3. The most significant results were achieved in the first and last hours of the audit. If you think about it, this makes sense. In the first hours of an audit, you pick out everything that's on the surface. What's really obvious is easily discovered with grep and basic functionality testing. By the last hours, you're fully immersed in the context, and insights begin to dawn.
4. Over the past ten years, securing your software has become much easier. I don't have reliable statistics to back this up, but it seems to me that code written before 2012 had a much higher number of vulnerabilities per line than code written later (we started auditing in 2014). Perhaps it's Web 2.0 frameworks, or perhaps programmers have simply become more security-conscious. Whatever the case, I believe this means security has indeed improved in terms of the tools and baseline available to developers.
5. The most dangerous vulnerabilities are always the most obvious. In about a fifth of our audits, we encountered a Major Miscalculation—a vulnerability so serious that we immediately called the client and told them to fix it as quickly as possible. I don't recall a single case where this vulnerability turned out to be something clever. In fact, their banality was partly what made the threat so serious—we were concerned precisely because they were so easy to detect and exploit. "Probability of detection" has long been a part of impact analysis metrics, so the idea itself is not new. However, I still think this factor is not given enough attention. When it comes to real attacks, probability of detection is crucial. Hackers are lazy; they follow well-trodden paths. They won't bother with heap spraying, even if there are very serious errors in memory management, if it's possible to set a new user password because the corresponding token was in the response to the request (Uber had the opportunity to see this in 2016). One could argue that focusing on the probability of detection leads to the principle of "security through obscurity," which prioritizes guesswork about what a hacker might or should know. However, I repeat: in my personal experience, the probability of detection is directly related to the probability of an exploit.
6. Security by default in frameworks and infrastructure has significantly improved software security. I've written about this before , but in short: things like automatic escaping for any HTML in React to prevent cross-site scripting or serverless stacks that configure the operating system and web server for the developer have radically strengthened cybersecurity in companies that use these capabilities. Compared to our PHP project audits, the latest ones are simply teeming with XSS. It's not that new stacks and frameworks are impenetrable, but they have fewer attack surfaces in precisely the areas that matter in practice.
7. Audits are much easier in monorepositories. From a security analysis perspective, auditing monorepositories was easier than checking a series of services spread across different codebases. With monorepositories, there was no need to write wrapper scripts for our various tools. It was easier to determine whether a particular code fragment was used elsewhere. And most importantly, there was no need to worry about a different version of a common library in another repository.
8. You could spend an entire audit delving into the labyrinth of vulnerabilities in dependency libraries. It's incredibly difficult to determine whether a vulnerability in a dependency poses an attack threat. It's safe to say that our industry invests far too little in securing foundational libraries, which is why Log4j and the like were so important. Node and npm are simply terrible in this regard – their dependency chains are a complete mess. When GitHub released dependabot, it was a godsend. Now we can mostly just recommend that clients upgrade in order of priority.

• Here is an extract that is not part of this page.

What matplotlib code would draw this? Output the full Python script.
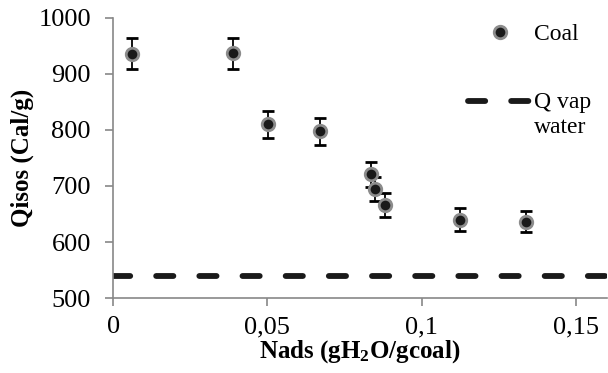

9. Never deserialize untrusted data. This happens most often in PHP – for some reason, PHP developers love serializing and deserializing instead of using JSON. I'd say almost every case we've seen where a server deserialized and parsed a client object resulted in a horrific exploit. For those who haven't seen it yet, Portswigger has a good breakdown of what can go wrong in these scenarios (using PHP as an example, by the way – coincidence?). In short, the common thread running through all deserialization vulnerabilities is this: when a user gains control over an object that will later be used by the server, it creates very powerful capabilities with a wide surface area. Conceptually, this is close to prototype pollution and user-generated HTML templates. How to fix this? It's much better to allow the user to send JSON objects (they are very limited in the possible data types) and manually construct the object based on the fields it represents. It's a bit more work, but definitely worth it.
10. Business logic flaws were rare, but they were spot-on. If you think about it, business logic flaws will definitely impact the business. There's an interesting corollary here: even if your protocol was designed with provable security in mind, human error in the form of flawed business logic makes its presence felt surprisingly often (just recall the series of disastrous exploits that resulted from poorly written smart contracts).
11. Custom fuzzing has proven surprisingly effective. After a couple of years of code auditing, I began insisting that all audits include the creation of custom fuzzers for testing the product's API, authentication, and so on. This is a fairly common practice; I personally stole the idea from Thomas Ptacek—he mentions it briefly in his article on recruiting.Until we started doing this ourselves, I was inclined to consider fuzzing a waste of time. I thought it was a misplaced developer resource, and those hours would be better spent reading code and testing various hypotheses. But contrary to my expectations, fuzzing turned out to be an effective and profitable investment of time, especially when working on large codebases.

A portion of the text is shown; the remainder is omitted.